Katinka Hosszu (HUN) bagged four golds and a bronze from five finals as the Tokyo (JPN) leg of the FINA/airweave Swimming World Cup kicked off on Tuesday.

Hosszu led from the off in the 200m free, coming home in 1:53.34, and 1.11 ahead of Australia’s Madison Wilson.

The Iron Lady then tasted defeat in the 100m fly as Kelsi Worrell of the US touched home ahead of Jeanette Ottesen (DEN) and Hosszu. Fourth-placed Rikako Ikee, of Japan, set a World Junior Record of 56.42.

The Hungarian was back on the winner’s podium when edging out archrival Emily Seebohm, clocking 26.23 versus the Aussie’s 26.30, in the 50m back.

She later triumphed in the 200m IM (2:04.56) and the 200m back (2:01.72), holding on from the fast-finishing Seebohm in the latter.

“I am delighted, of course.
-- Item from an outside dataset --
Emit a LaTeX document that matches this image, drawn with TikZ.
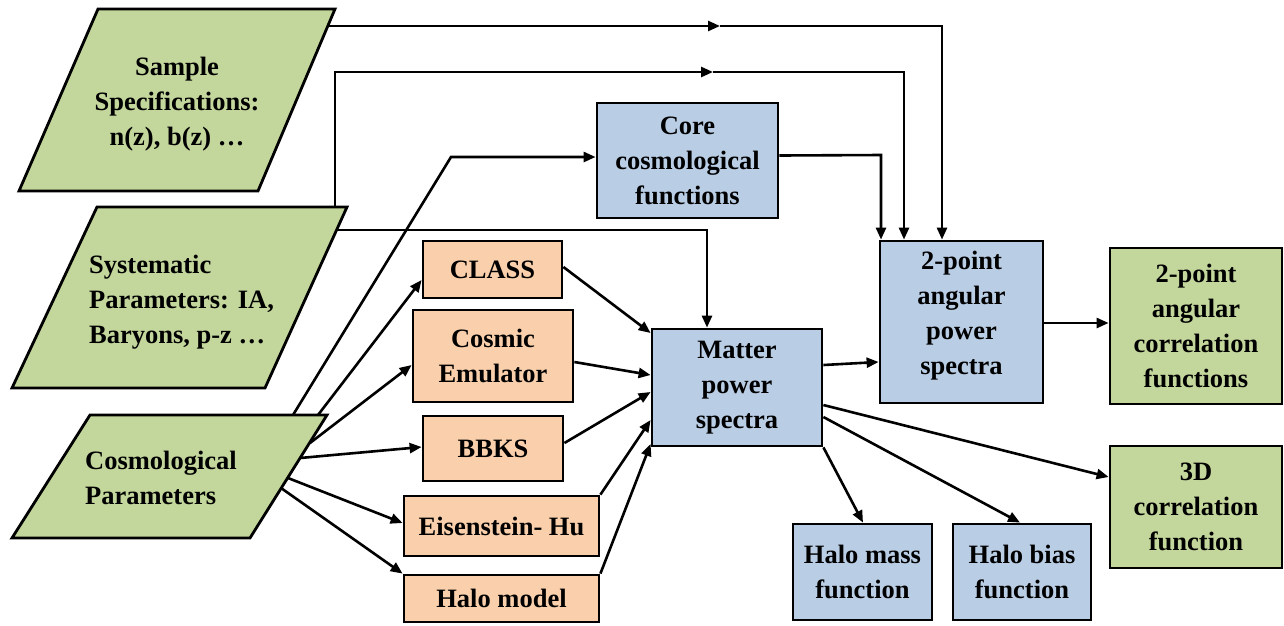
\documentclass[tikz,border=0pt]{standalone}
\usepackage{fontspec}
\setmainfont{Liberation Serif}
\usetikzlibrary{arrows.meta,calc}
\definecolor{cGreen}{HTML}{C3D69B}
\definecolor{cBlue}{HTML}{B9CDE5}
\definecolor{cOrange}{HTML}{FAD0AC}
\tikzset{
  txt/.style={font=\fontsize{26.5}{35}\selectfont\bfseries, inner sep=0pt},
  box/.style={txt, draw, line width=2.8pt, align=center},
  bluebox/.style={box, fill=cBlue},
  greenbox/.style={box, fill=cGreen},
  orangebox/.style={box, fill=cOrange},
  para/.style={draw, line width=2.8pt, fill=cGreen, line join=miter},
  conn/.style={line width=2.6pt, -{Triangle[length=12pt,width=10pt]}}
}
\begin{document}
\begin{tikzpicture}[x=1pt,y=-1pt]
\useasboundingbox (0,0) rectangle (1284,625);
% parallelograms
\path[para] (98,9) -- (335,9) -- (258,191) -- (19,191) -- cycle;
\path[para] (97,207) -- (347,207) -- (265,388) -- (12,388) -- cycle;
\path[para] (90,415) -- (327,415) -- (250,538) -- (12,538) -- cycle;
\node[txt, align=center] (sample) at (177,104) {Sample\\Specifications:\\n(z), b(z) …};
\node[txt, align=left, anchor=west] (syst) at (89,302) {Systematic\\Parameters: IA,\\Baryons, p-z …};
\node[txt, align=left, anchor=west] (cosmo) at (85,478) {Cosmological\\Parameters};
% boxes
\node[bluebox, minimum width=181pt, minimum height=115pt] (core) at (687.5,160.5) {Core\\cosmological\\functions};
\node[orangebox, minimum width=139pt, minimum height=57pt] (cls) at (492.5,269.5) {CLASS};
\node[orangebox, minimum width=160pt, minimum height=92pt] (emu) at (493,356) {Cosmic\\Emulator};
\node[orangebox, minimum width=140pt, minimum height=65pt] (bbks) at (493,448.5) {BBKS};
\node[orangebox, minimum width=195pt, minimum height=60pt] (eh) at (501.5,526) {Eisenstein- Hu};
\node[orangebox, minimum width=195pt, minimum height=47pt] (halo) at (501.5,598.5) {Halo model};
\node[bluebox, minimum width=170pt, minimum height=117pt] (matter) at (737,387.5) {Matter\\power\\spectra};
\node[bluebox, minimum width=163pt, minimum height=162pt] (aps) at (961.5,322) {2-point\\angular\\power\\spectra\\[-16pt]\mbox{}};
\node[greenbox, minimum width=172pt, minimum height=156pt] (acf) at (1196,326) {2-point\\angular\\correlation\\functions};
\node[greenbox, minimum width=172pt, minimum height=122pt] (cf3d) at (1196,507) {3D\\correlation\\function};
\node[bluebox, minimum width=139pt, minimum height=96pt] (hmf) at (862.5,572) {Halo mass\\function};
\node[bluebox, minimum width=138pt, minimum height=96pt] (hbf) at (1022,572) {Halo bias\\function};
% connector points on parallelogram edges
\coordinate (sOut) at (328,26);
\coordinate (sMid) at (720,26);
\coordinate (yTop) at (335,207);
\coordinate (yMid) at (713,72);
\coordinate (yOut) at (337,230);
\coordinate (cTop) at (293,415);
\coordinate (cCls) at (318,415);
\coordinate (cEmu) at (310,443);
\coordinate (cBbks) at (300,458);
\coordinate (cEh) at (288,478);
\coordinate (cHalo) at (281,488);
% top routes
\draw[conn] (sOut) -- (sMid);
\draw[conn] (sMid) -- (942,26) -- (aps.north -| 942,0);
\draw[conn] (yTop) -- (335,72) -- (yMid);
\draw[conn] (yMid) -- (904,72) -- (aps.north -| 904,0);
\draw[conn] (yOut) -- (707,230) -- (matter.north -| 707,0);
\draw[conn] ($(core.east)+(0,-5)$) -- (881,155) -- (aps.north -| 881,0);
\draw[conn] (cTop) -- (451,157) -- (core.west |- 0,157);
% cosmological fan-out
\draw[conn] (cCls) -- (cls.west |- 0,280);
\draw[conn] (cEmu) -- (emu.west |- 0,365);
\draw[conn] (cBbks) -- (bbks.west |- 0,447);
\draw[conn] (cEh) -- (eh.west |- 0,523);
\draw[conn] (cHalo) -- (halo.north west);
% into matter
\draw[conn] (cls.east |- 0,267) -- (matter.west |- 0,333);
\draw[conn] (emu.east |- 0,362) -- (matter.west |- 0,375);
\draw[conn] (bbks.east |- 0,443) -- (matter.west |- 0,392);
\draw[conn] (eh.north east) -- (matter.west |- 0,420);
\draw[conn] (halo.north east) -- (matter.west |- 0,444);
% out of matter
\draw[conn] (matter.east |- 0,365) -- (aps.west |- 0,362);
\draw[conn] (aps.east |- 0,323) -- (acf.west |- 0,323);
\draw[conn] (matter.east |- 0,405) -- (cf3d.west |- 0,477);
\draw[conn] (matter.east |- 0,417) -- (hbf.north -| 1020,0);
\draw[conn] (matter.south east) -- (hmf.north -| 863,0);
\end{tikzpicture}
\end{document}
I feel stronger and stronger as we go round the World Cup — I’m not going to lie, it’s been a long one! But I like the Tokyo stop, I like to get up early in the morning to race,” said Hosszu

She intends to compete in all events on Wednesday, except the 50m and 200m breast.

In spite of her world junior mark, Ikee was a little downbeat afterwards.

“I was aiming to break the Japanese record, but my body didn’t move as I wanted, and I missed by 0.33. I didn’t do as well as I hoped on day one, so I’m a little worried about day two, but I’ll try my best,” said the 16-year-old.

Olympic champion Kyle Chalmers (AUS) sliced almost half a second off the World Junior Record he set in Singapore only four days earlier, when landing the 100m free in 46.12, edging out the men’s overall World Cup series leader, Vladimir Morozov (RUS), who clocked 46.15.

“Do you know what? I was definitely feeling a lot worse than when I was in Singapore, so it just goes to show it doesn’t matter how you feel going into the race, as long as you put your mind to it,” said18-year-old Chalmers.

“My coach said to me this morning, after I scraped into the final in eighth place, just put a little emotional effort into it tonight. I’m very happy with that outcome.”

Morozov gained compensation when ripping through the 100m IM in 50.55, more than a second clear of his closest pursuer, Japan’s Shinri Shioura, and just shy of breaking his World-Best 50.30.

“Finishing three-hundredths behind the Olympic champion is not so bad, then I tried to bounce back and get as close as I could to the World Record — it was very close,” said Morozov, who said he may try something new in Hong Kong.

“Actually, I’m thinking to maybe try to swim other events at the next stop — 50 fly, 50 breast — see what I can do in those.”

Third in the 100m IM was Daiya Seto. Either side of that, the Japanese swimmer delighted the crowd when defeating Chad le Clos (RSA) in the 200m fly in 1:49.93, and going clear in the 400m IM, stopping the clock at 4:03.42, pursued by Hungary’s Gergely Gyurta in 4:04.28.

Seto felt fatigued and was concerned about his prospects on the second day, adding:

It seems that I’m tired. My head is trying to tell me I’m not tired, but my body doesn’t agree. In the 400 I wanted to go below four minutes, but I wasn’t able to do that. Now we’re in Japan, the home of onsen natural springs, so I want to take a bath in one!

Conquered by Seto in the 200m fly, Le Clos blitzed home in 22.30 to win the 50m version. Le Clos, a triple FINA World Cup overall series winner, looks destined to finish runner-up to Morozov this time, but continues to feel an affinity for the competition.

“I’m never happy when I get second. In the 200, I felt really good the first 100, but the third 50 was like I had a piano on my back, and 29.42 is a long-course split, so I think that’s where I went wrong. I gave him a bit too much in that third 50,” said the South African.

“I love the World Cup, it’s a great competition — being able to travel while getting some racing in. Of course, the money’s good, but it’s a good opportunity to improve the smaller things, your starts, get sharper. I’m excited for the final leg in Hong Kong, and excited for next year’s World Cup.”

Aussie Mitch Larkin landed the 100m back in 50.23 as he continues his comeback from a post-Rio break. Larkin had been favourite for 100m and 200m back gold at the Olympics, but finished fourth and second respectively.

I’ve been back in the water two weeks since Rio so it’s good to just get some racing in, but maybe I would have liked to have been a bit quicker. I think I was out a bit slow, and some of my turns were a bit long, but that’s racing,” he said.

“Looking back I’m really proud of how the week in Rio panned out. For me it was a bit of an emotional roller-coaster, ups and downs. I learned a lot about myself which is really good. I'm going to be a bit patient with my swimming now, take some time off, and if I’m not 100% fit next year at the trials then so be it.”